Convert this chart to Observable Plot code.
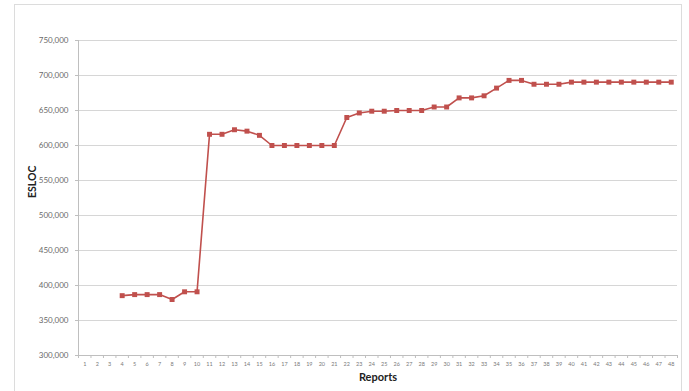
<!DOCTYPE html>
<html>
<head>
<meta charset="utf-8">
<script src="https://cdn.jsdelivr.net/npm/d3@7"></script>
<script src="https://cdn.jsdelivr.net/npm/@observablehq/plot@0.6"></script>
<style>
  html, body { margin: 0; padding: 0; background: #fff; }
  #wrap { position: relative; width: 689px; height: 391px; overflow: hidden; }
  #border { position: absolute; left: 14px; top: 4px; width: 668px; height: 400px; border: 1px solid #dcdcdc; box-sizing: border-box; }
  #chart { position: absolute; left: 0; top: 0; }
</style>
</head>
<body>
<div id="wrap">
  <div id="border"></div>
  <div id="chart"></div>
</div>
<script>
// Report numbers that carry an ESLOC count
const reports = [4, 5, 6, 7, 8, 9, 10, 11, 12, 13, 14, 15, 16, 17, 18, 19, 20, 21, 22, 23, 24, 25,
  26, 27, 28, 29, 30, 31, 32, 33, 34, 35, 36, 37, 38, 39, 40, 41, 42, 43, 44, 45, 46, 47, 48];

// Estimated source lines of code per report
const esloc = [385500, 387000, 387000, 387000, 380000, 391000, 391000, 616000, 616000, 622500,
  620500, 614500, 600000, 600000, 600000, 600000, 600000, 600000, 640000, 646500, 649000,
  649000, 650000, 650000, 650000, 655000, 655000, 668000, 668000, 671000, 682000, 693000,
  693000, 687500, 687500, 687500, 690500, 690500, 690500, 690500, 690500, 690500, 690500,
  690500, 690500];

// Axis ticks
const xTicks = [1, 2, 3, 4, 5, 6, 7, 8, 9, 10, 11, 12, 13, 14, 15, 16, 17, 18, 19, 20, 21, 22, 23, 24,
  25, 26, 27, 28, 29, 30, 31, 32, 33, 34, 35, 36, 37, 38, 39, 40, 41, 42, 43, 44, 45, 46, 47, 48];
const yTicks = [300000, 350000, 400000, 450000, 500000, 550000, 600000, 650000, 700000, 750000];

const data = reports.map((r, i) => ({report: r, esloc: esloc[i]}));
// Category boundaries for the small tick marks on the x axis
const boundaries = [0.5, ...xTicks.map(d => d + 0.5)];

const red = "#c0504d";

const chart = Plot.plot({
  width: 689,
  height: 391,
  marginLeft: 78,
  marginRight: 12,
  marginTop: 40,
  marginBottom: 36,
  style: {fontFamily: "Lato, 'Open Sans', sans-serif", background: "transparent", overflow: "visible"},
  x: {domain: [0.5, 48.5], axis: null},
  y: {domain: [300000, 750000], axis: null},
  marks: [
    Plot.ruleY(yTicks.slice(1), {stroke: "#d6d6d6", strokeWidth: 1}),
    Plot.ruleY([300000], {stroke: "#bfbfbf", strokeWidth: 1}),
    Plot.ruleX([0.5], {stroke: "#bfbfbf", strokeWidth: 1}),
    Plot.axisY({
      ticks: yTicks,
      tickFormat: d3.format(","),
      tickSize: 3,
      tickPadding: 7,
      stroke: "#bfbfbf",
      fill: "#6a6a6a",
      fontSize: 8,
      label: null
    }),
    Plot.axisX({
      ticks: boundaries,
      tickSize: 3,
      tickFormat: () => "",
      stroke: "#bfbfbf",
      label: null
    }),
    Plot.axisX({
      ticks: xTicks,
      tickSize: 0,
      tickPadding: 7,
      tickFormat: d => String(d),
      fill: "#7a7a7a",
      fontSize: 5.5,
      label: null
    }),
    Plot.line(data, {x: "report", y: "esloc", stroke: red, strokeWidth: 1.6}),
    Plot.dot(data, {x: "report", y: "esloc", symbol: "square", r: 2.8, fill: red, stroke: "none"}),
    Plot.text(["ESLOC"], {
      frameAnchor: "left", dx: -46, rotate: -90,
      fontWeight: "bold", fontSize: 10.5, fill: "#222"
    }),
    Plot.text(["Reports"], {
      frameAnchor: "bottom", dy: 25,
      fontWeight: "bold", fontSize: 11, fill: "#222"
    })
  ]
});

document.getElementById("chart").append(chart);
</script>
</body>
</html>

##############################

WORK TO BE COMPLETED -> Pick out all lines from the data above in which the word "code" appears.

WRITTEN RESPONSE ->
Convert this chart to Observable Plot code.
// Estimated source lines of code per report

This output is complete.